There are two things you might not know about a chef’s hat, those towering and pleated white caps that are part and parcel of a gastronomical genius’s uniform. First, the correct name is a chef’s toque, the French word for "hat." Second, they usually have exactly 100 folds. And that number is for a good reason.
According to Bon Appétit, it's often said that the number of folds represent the number of ways you can prepare an egg.

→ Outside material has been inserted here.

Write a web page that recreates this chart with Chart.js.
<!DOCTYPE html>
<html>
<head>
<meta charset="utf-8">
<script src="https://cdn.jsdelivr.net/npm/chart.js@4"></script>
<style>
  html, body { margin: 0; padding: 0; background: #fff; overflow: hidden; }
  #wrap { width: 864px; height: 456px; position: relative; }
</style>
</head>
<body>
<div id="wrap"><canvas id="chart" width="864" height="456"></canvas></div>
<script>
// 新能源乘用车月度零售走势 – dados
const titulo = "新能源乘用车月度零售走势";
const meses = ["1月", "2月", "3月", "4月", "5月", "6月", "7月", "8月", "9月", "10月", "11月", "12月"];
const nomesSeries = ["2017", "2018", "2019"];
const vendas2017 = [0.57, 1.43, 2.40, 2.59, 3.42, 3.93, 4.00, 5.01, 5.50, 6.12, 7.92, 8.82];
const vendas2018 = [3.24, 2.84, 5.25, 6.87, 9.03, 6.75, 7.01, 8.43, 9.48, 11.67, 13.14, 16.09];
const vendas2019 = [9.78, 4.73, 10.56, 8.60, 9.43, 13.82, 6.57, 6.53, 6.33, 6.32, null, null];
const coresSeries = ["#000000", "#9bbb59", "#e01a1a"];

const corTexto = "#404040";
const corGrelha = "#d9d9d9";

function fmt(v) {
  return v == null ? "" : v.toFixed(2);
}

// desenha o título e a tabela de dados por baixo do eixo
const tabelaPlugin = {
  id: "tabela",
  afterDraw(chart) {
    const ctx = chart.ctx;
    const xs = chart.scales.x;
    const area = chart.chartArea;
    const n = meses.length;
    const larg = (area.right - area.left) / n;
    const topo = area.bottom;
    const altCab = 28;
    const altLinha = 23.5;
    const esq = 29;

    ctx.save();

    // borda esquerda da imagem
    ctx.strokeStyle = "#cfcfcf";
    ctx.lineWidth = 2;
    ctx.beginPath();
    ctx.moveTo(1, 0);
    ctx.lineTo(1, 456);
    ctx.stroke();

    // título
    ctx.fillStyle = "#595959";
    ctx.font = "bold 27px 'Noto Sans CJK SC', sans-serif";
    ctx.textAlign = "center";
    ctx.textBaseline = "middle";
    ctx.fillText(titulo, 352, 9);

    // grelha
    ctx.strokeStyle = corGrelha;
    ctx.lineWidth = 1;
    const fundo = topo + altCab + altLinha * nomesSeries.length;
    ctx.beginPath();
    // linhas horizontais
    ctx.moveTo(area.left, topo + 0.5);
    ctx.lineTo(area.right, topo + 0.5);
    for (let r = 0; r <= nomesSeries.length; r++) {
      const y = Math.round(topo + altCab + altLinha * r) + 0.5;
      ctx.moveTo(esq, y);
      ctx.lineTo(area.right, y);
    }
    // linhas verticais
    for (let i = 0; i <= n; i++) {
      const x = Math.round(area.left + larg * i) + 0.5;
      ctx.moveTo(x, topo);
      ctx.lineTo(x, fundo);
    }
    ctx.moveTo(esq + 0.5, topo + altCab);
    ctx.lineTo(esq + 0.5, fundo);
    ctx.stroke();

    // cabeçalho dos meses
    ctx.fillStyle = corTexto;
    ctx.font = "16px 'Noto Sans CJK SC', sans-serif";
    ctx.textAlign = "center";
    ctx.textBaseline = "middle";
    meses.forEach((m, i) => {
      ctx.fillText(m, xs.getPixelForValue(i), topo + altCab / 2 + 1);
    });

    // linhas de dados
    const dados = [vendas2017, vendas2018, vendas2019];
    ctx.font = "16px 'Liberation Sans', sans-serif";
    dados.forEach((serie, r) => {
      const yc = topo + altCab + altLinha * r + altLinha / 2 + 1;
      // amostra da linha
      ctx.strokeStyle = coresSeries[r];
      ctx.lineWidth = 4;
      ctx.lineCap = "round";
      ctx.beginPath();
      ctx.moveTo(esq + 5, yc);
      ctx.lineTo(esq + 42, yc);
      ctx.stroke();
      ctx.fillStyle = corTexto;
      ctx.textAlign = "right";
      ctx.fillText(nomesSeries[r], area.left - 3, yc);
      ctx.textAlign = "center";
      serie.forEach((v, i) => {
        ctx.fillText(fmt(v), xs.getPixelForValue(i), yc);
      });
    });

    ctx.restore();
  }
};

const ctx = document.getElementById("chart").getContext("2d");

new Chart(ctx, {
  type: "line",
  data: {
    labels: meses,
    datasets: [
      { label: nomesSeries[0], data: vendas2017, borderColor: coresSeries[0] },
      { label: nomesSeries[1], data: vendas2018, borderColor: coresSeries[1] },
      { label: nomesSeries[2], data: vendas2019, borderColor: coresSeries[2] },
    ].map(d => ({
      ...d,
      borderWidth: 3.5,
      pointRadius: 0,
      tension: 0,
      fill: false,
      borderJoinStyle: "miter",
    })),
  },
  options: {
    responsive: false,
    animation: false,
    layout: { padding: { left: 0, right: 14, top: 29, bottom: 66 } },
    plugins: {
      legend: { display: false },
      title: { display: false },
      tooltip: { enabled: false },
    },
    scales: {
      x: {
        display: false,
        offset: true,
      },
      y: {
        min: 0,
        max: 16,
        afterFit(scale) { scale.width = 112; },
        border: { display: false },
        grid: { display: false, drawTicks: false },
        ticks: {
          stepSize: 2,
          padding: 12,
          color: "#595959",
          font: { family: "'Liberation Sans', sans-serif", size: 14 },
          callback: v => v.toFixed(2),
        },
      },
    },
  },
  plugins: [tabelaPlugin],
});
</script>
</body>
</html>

To dig into the origins of this culinary mythology, it helps to know where chef toques came from. While history is slightly fuzzy on their definitive origin, one tale involves Greek chefs fleeing from Byzantine invaders around 146 BCE and taking refuge in monasteries, where the tall stovepipe-style hats of the monks helped them blend in. After the need for a disguise was gone, the chefs continued wearing the hats as a fraternal kind of attire.
Much later, in the 1800s, the toque blanche (white hat) was a common sight in kitchens and linked to the belief that white symbolized cleanliness. The idea was allegedly propagated by the chef for Charles Talleyrand, the first French prime minister. In the early days of French cuisine, the number of pleats were intended to represent the number of recipes a chef had mastered for a given food, like egg or chicken. Having a hat with 100 pleats meant you were a master chef.
This idea also applied to the height of the hat. The taller the toque, the more a chef knew. If you saw a chef with a towering cap, you could be sure they were likely the head of the kitchen. Marie Antoine Carême, considered a pioneering French chef in the 1800s, was said to have worn one 18 inches in height—so tall it needed cardboard support.
Toques aren’t necessarily standard attire anymore, but they still represent a devotion to the craft of cooking, and both their frills and height speak to a long tradition of mastering the art. After all, anyone who knows 100 different ways to prepare an egg is surely a fork to be reckoned with.